Let $S$ be the unit sphere $\{u: \|u\|=1\}$ in $V$. $S$ is compact, so its intersections with the closed subspaces $A$ and $B$ are compact. The distance function $d(u,v)=\|u-v\|$ on the Cartesian product $(A\cap S)\times (B\cap S)$ therefore achieves its minimum; let $(x,y)$ be a pair of vectors in $A\cap S$ and $B\cap S$ respectively that achieves this minimum distance $d$.
Next, let $A'=x^\perp \cap A$ and $B'=y^\perp\cap B$, the orthogonal complements of $x$ and $y$ in $A$ and $B$ respectively. They each have dimension $k-1$. We claim that $A'\perp y$ and $B'\perp x$ as well. Why? Given some $x'\in A'$ and an arbitrary small angle $\theta$, $x\cos\theta+x'\sin\theta\in A\cap S$, leading to
\begin{align*}d^2 &\le \left\|x\cos\theta+x'\sin\theta-y\right\|^2 = 2-2\langle x,y\rangle\cos\theta-2\langle x',y\rangle\sin\theta\\
d^2 &\le d^2\cos\theta+2(1-\cos\theta)-2\langle x',y\rangle\sin\theta\\
d^2 &\le d^2-2\langle x',y\rangle\theta+O(\theta^2)\end{align*}
If $\langle x',y\rangle\neq 0$, then a small $\theta$ of the same sign produces a distance of less than $d$, contradicting minimality. We must have $\langle x',y\rangle=0$, and this holds for all $x'\in A'$. Showing that $B'\perp x$ is exactly the same, using the pair $(x,y\cos\theta+y'\sin\theta)$.

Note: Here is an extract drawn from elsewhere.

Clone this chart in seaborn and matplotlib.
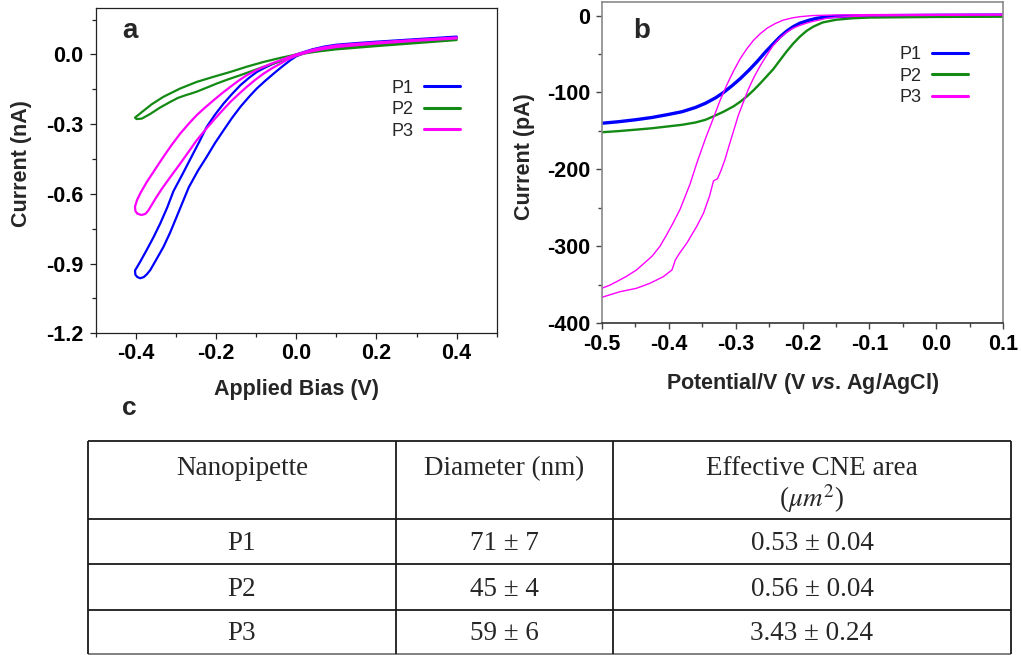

Now we apply the induction hypothesis. Let $x_2,x_3,\dots,x_k,x_{k+2},\dots,x_{2k}$ be an orthonormal system and $\phi_2,\phi_3,\dots,\phi_k$ be angles in $[0,\frac{\pi}{2}]$ such that $\{x_2,x_3,\dots,x_k\}$ is a basis for $A'$ and $\{x_2\cos\phi_2+x_{k+2}\sin\phi_2,x_3\cos\phi_3+x_{k+3}\sin\phi_3,\dots,x_k\cos\phi_2+x_{2k}\sin\phi_k\}$ is a basis for $B'$. We wish to find $x_1$, $x_{k+1}$, $\phi_1$ to extend this system to cover $A$ and $B$. There are two cases for this extension:
Case 1: $d=0$. Then $x=y$. Let $x_1=x$ and let $x_{k+1}$ be a unit vector orthogonal to all $2k-1$ vectors $x_1,x_2,\dots,x_k,x_{k+2},\dots,x_{2k}$. The angle $\phi_1$ is zero, as $1\cdot x_1+0\cdot x_{k+1}=x=y$.
Case 2: $d>0$. Let $x_1=x$ and let $x_{k+1}$ be the result of one-step Gram-Schmidt
$$x_{k+1}=\frac{y-\langle x,y\rangle x}{\|y-\langle x,y\rangle x\|}=\frac{y-\langle x,y\rangle x}{\sqrt{1-\langle x,y\rangle^2}}$$
The angle $\phi_1$ is $\arccos\langle x,y\rangle$. Now, we have two things to verify.
First, since $x$ and $y$ are each orthogonal to $A'$ and $B'$, and linear combination of them is orthogonal to all of the other $x_i$, and this is indeed an orthonormal system.
Second, that $\langle x,y\rangle \ge 0$. The distance between $x$ and $y$ is $\sqrt{2-\langle x,y\rangle}$; if $\langle x,y\rangle$ were negative, we could just replace $y$ with $-y$ to get a pair with smaller distance. As such, the minimum-distance property gives us that $\langle x,y\rangle\ge 0$ and $0< \phi_1\le \frac{\pi}{2}$.
Done. That extremal trick of looking for the minimum distance is really the key to it all.